Она потрясена, но и довольна, что нашла нас. Только мама может быть одновременно счастлива и рассержена. Потом снимает с меня сумку, чтобы привязать ее к себе, берет меня за руку, чтобы увести.
— Не хочу, чтобы Азура положили в сундук, — рыдаю я. — Хочу, чтобы он выздоровел и остался с нами.
Мама начинает утешать меня, но вдруг замирает. Я понимаю: что-то случилось, потому что она с силой сжимает мне руку. Я смотрю туда же, куда и она, и вижу то же, что и она видит.
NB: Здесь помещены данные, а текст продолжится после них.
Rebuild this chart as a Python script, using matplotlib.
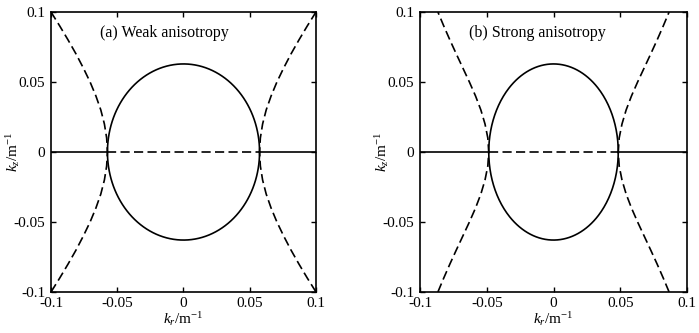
import numpy as np
import matplotlib
matplotlib.use("Agg")
import matplotlib.pyplot as plt

plt.rcParams['font.family'] = ['Liberation Serif', 'DejaVu Serif']
plt.rcParams['mathtext.fontset'] = 'custom'
plt.rcParams['mathtext.rm'] = 'Liberation Serif'
plt.rcParams['mathtext.it'] = 'Liberation Serif:italic'

# Data
panel_titles = ["(a) Weak anisotropy", "(b) Strong anisotropy"]
ellipse_kr_semi = [0.0574, 0.0485]     # ellipse half-width along k_r
ellipse_kz_semi = [0.0629, 0.0629]     # ellipse half-height along k_z
# dashed branch (upper-right quarter), mirrored to the other quadrants
branch_kz = [0.0, 0.01, 0.02, 0.03, 0.04, 0.05, 0.06, 0.07, 0.08, 0.09, 0.10]
branch_kr_a = [0.0574, 0.0580, 0.0597, 0.0624, 0.0661, 0.0705, 0.0756, 0.0811, 0.0871, 0.0934, 0.1000]
branch_kr_b = [0.0485, 0.0492, 0.0513, 0.0544, 0.0584, 0.0630, 0.0679, 0.0728, 0.0776, 0.0822, 0.0866]
branches = [branch_kr_a, branch_kr_b]
ticks = [-0.1, -0.05, 0, 0.05, 0.1]
tick_labels = ["-0.1", "-0.05", "0", "0.05", "0.1"]

fig = plt.figure(figsize=(6.99, 3.33), dpi=100)
positions = [[51/699, 41/333, 265/699, 280/333], [420/699, 41/333, 267/699, 280/333]]

lw = 1.2
dash = (5.5, 2.6)
fs = 11
for i in range(2):
    ax = fig.add_axes(positions[i])
    a = ellipse_kr_semi[i]
    c = ellipse_kz_semi[i]
    t = np.linspace(0, 2*np.pi, 400)
    ax.plot(a*np.cos(t), c*np.sin(t), color='black', lw=lw)
    kz = np.array(branch_kz)
    kr = np.array(branches[i])
    full_kz = np.concatenate([-kz[::-1], kz[1:]])
    full_kr = np.concatenate([kr[::-1], kr[1:]])
    ax.plot(full_kr, full_kz, color='black', lw=lw, dashes=dash)
    ax.plot(-full_kr, full_kz, color='black', lw=lw, dashes=dash)
    # horizontal line
    ax.plot([-0.1, -a], [0, 0], color='black', lw=lw)
    ax.plot([a, 0.1], [0, 0], color='black', lw=lw)
    ax.plot([-a, a], [0, 0], color='black', lw=lw, dashes=dash)

    ax.set_xlim(-0.1, 0.1)
    ax.set_ylim(-0.1, 0.1)
    ax.set_xticks(ticks)
    ax.set_xticklabels(tick_labels)
    ax.set_yticks(ticks)
    ax.set_yticklabels(tick_labels)
    ax.tick_params(direction='in', length=3.5, width=1, top=True, right=True,
                   labelsize=fs, colors='black')
    ax.tick_params(axis='x', pad=3.5)
    ax.tick_params(axis='y', pad=4)
    for s in ax.spines.values():
        s.set_linewidth(1.2)
    ax.set_xlabel(r'$k_r$/m$^{-1}$', fontsize=fs, labelpad=0)
    ax.set_ylabel(r'$k_z$/m$^{-1}$', fontsize=fs, va='center')
    ax.yaxis.set_label_coords(-0.143, 0.5)
    ax.text(-0.063, 0.085, panel_titles[i], fontsize=11.5, va='center', ha='left')

fig.savefig("out.png", dpi=100)
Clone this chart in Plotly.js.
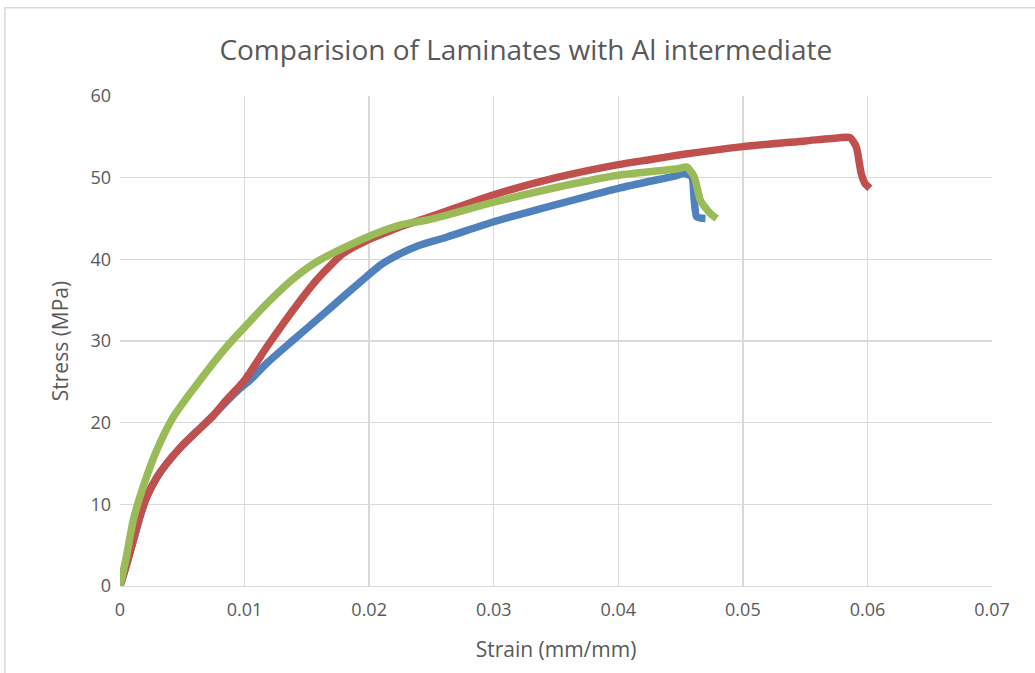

Лиловая вдова стоит на другой стороне улицы. Глаз не сводит с нас. Как будто только она и может нас видеть.
Она в самом деле одета в лиловое. Лиловые туфли. Юбка, плащ и все, что под ним. Даже сумка. Мама не может отвести от нее взгляда. Потом делает нечто, чего я не понимаю. Начинает расстегивать сумку-кенгуру, в которой лежит Азур. Медленно кладет ее на землю. Не знаю, зачем она это делает. Люди растопчут малыша. Потом понимаю: она это делает для ведьмы, чтобы ведьма видела. Мама поворачивается ко мне.
— Теперь бежим, — говорит она.
Хватает меня за руку, и мы убегаем, оставив Азура на земле. Мама оборачивается посмотреть, что происходит позади нас. Я тоже. Лиловая вдова перешла через улицу и направляется к Азуру. Берет его на руки, чтобы никто на ребенка не наступил. Но теперь она не может за нами гнаться. Маме пришлось выбирать. Я или Азур. Но зато для ведьмы не осталось выбора.
Азур теперь с чужими. Мама отдала его вдове, чтобы спасти меня.
28
Ханна открыла глаза и огляделась ошеломленно. Даже не замечала, что плачет. Джербер подал ей бумажный платок.
— Как вы? — спросил он участливо.
Он сразу понял, что женщина не помнит, что сейчас было. Ханна провела рукой по лицу, потом воззрилась на ладонь, влажную от слез, словно спрашивая себя, откуда они взялись.
— Азур, — подсказал гипнотизер, чтобы воскресить воспоминания о сеансе.
У пациентки изменилось выражение лица: сначала недоверчивое, потом удивленное, потом несчастное.